5. Perlindungan Data Nasabah adalah Prioritas
-
Data Sensitif dan Kebocoran: Kasus ini menyoroti pentingnya perlindungan data nasabah. Data yang dicuri oleh peretas, seperti informasi rekening, nomor kartu, dan transaksi, sangat sensitif dan dapat disalahgunakan. Bank harus memiliki kebijakan yang ketat mengenai penyimpanan, pengolahan, dan penghapusan data untuk meminimalkan risiko kebocoran data.
-
Penerapan Prinsip Keamanan Data: Mengikuti prinsip CIA (Confidentiality, Integrity, and Availability) dalam mengelola data nasabah adalah langkah yang sangat penting. Data yang bocor dapat merusak reputasi dan kepercayaan, serta bisa berujung pada penuntutan hukum dari pihak yang dirugikan.
6. Risiko Finansial dari Serangan Ransomware
-
Biaya Serangan Ransomware: Biaya langsung dan tidak langsung dari serangan ransomware bisa sangat tinggi. Selain tebusan yang harus dibayar (yang mungkin tidak dapat mengembalikan data), ada juga biaya perbaikan sistem, pembersihan malware, kompensasi nasabah, dan kerusakan reputasi yang lebih besar.
-
Menghitung ROI Keamanan: Kejadian ini menunjukkan bahwa investasi dalam keamanan siber bukanlah biaya, tetapi perlindungan terhadap aset berharga yang dapat menghindarkan kerugian jauh lebih besar di kemudian hari. Bank perlu mengevaluasi dengan cermat bagaimana pengeluaran untuk keamanan siber akan melindungi mereka dari risiko finansial dan reputasi yang lebih besar.
7. Kepatuhan terhadap Regulasi Keamanan Data
-
Patuhi Standar Keamanan: Dalam banyak negara, lembaga keuangan diharuskan untuk mematuhi regulasi perlindungan data pribadi (seperti GDPR di Eropa atau Peraturan Perlindungan Data Pribadi di Indonesia). Kejadian ini menunjukkan bahwa pelanggaran terhadap regulasi ini bisa mengarah pada sanksi hukum yang besar.
-
Pentingnya Audit dan Kepatuhan: Regulasi tidak hanya bertujuan untuk melindungi nasabah, tetapi juga untuk memastikan bahwa bank dan lembaga keuangan lainnya memiliki kontrol keamanan yang memadai.

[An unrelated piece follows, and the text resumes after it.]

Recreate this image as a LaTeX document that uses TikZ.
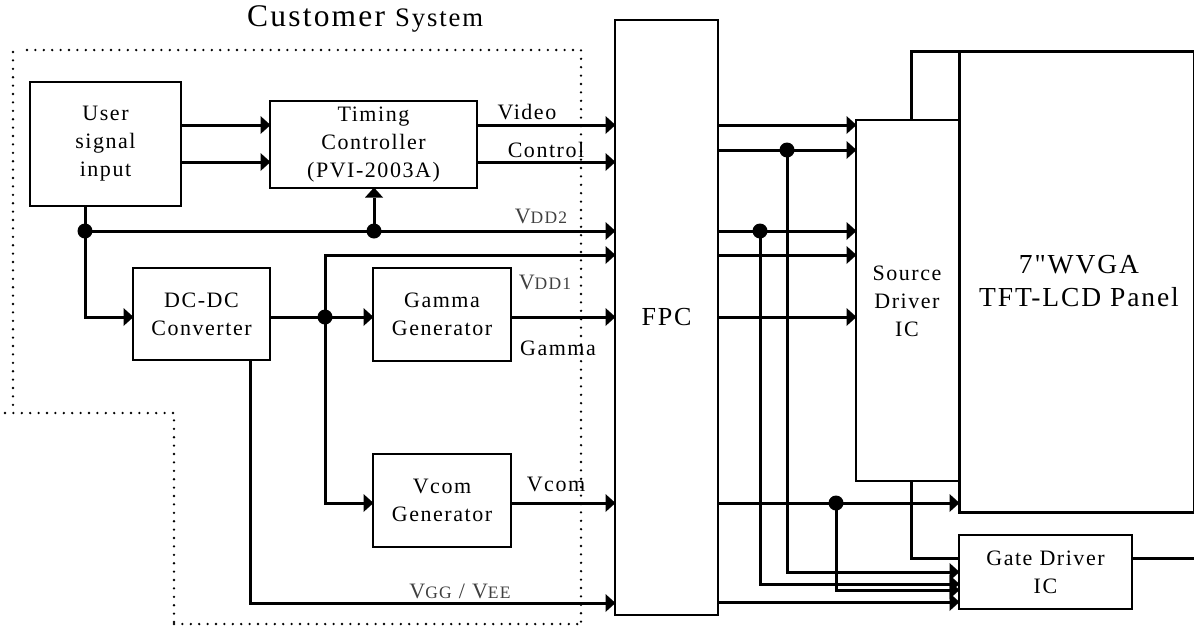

8. Meningkatnya Peran Cyber Insurance
-
Asuransi Siber: Dengan meningkatnya ancaman serangan siber, terutama terhadap lembaga keuangan, asuransi siber menjadi semakin penting. Asuransi ini bisa membantu organisasi mengelola kerugian yang timbul akibat serangan, baik yang berupa biaya pemulihan maupun biaya tuntutan hukum.
-
Evaluasi dan Pembelian Asuransi yang Tepat: Penting bagi lembaga keuangan untuk mengevaluasi produk asuransi yang dapat melindungi mereka dari berbagai ancaman siber, termasuk ransomware.
Kasus serangan ransomware terhadap BSI menunjukkan betapa rentannya organisasi terhadap serangan siber, bahkan dengan sistem keamanan yang relatif kuat. Beberapa hal yang dapat dipelajari antara lain pentingnya keamanan yang lebih ketat, kecepatan respons, serta perlindungan data nasabah. Selain itu, insiden ini juga menekankan bahwa serangan siber adalah ancaman yang harus dihadapi oleh setiap organisasi secara serius, dan investasi dalam teknologi keamanan adalah langkah yang bijak untuk melindungi aset paling berharga: data dan reputasi organisasi.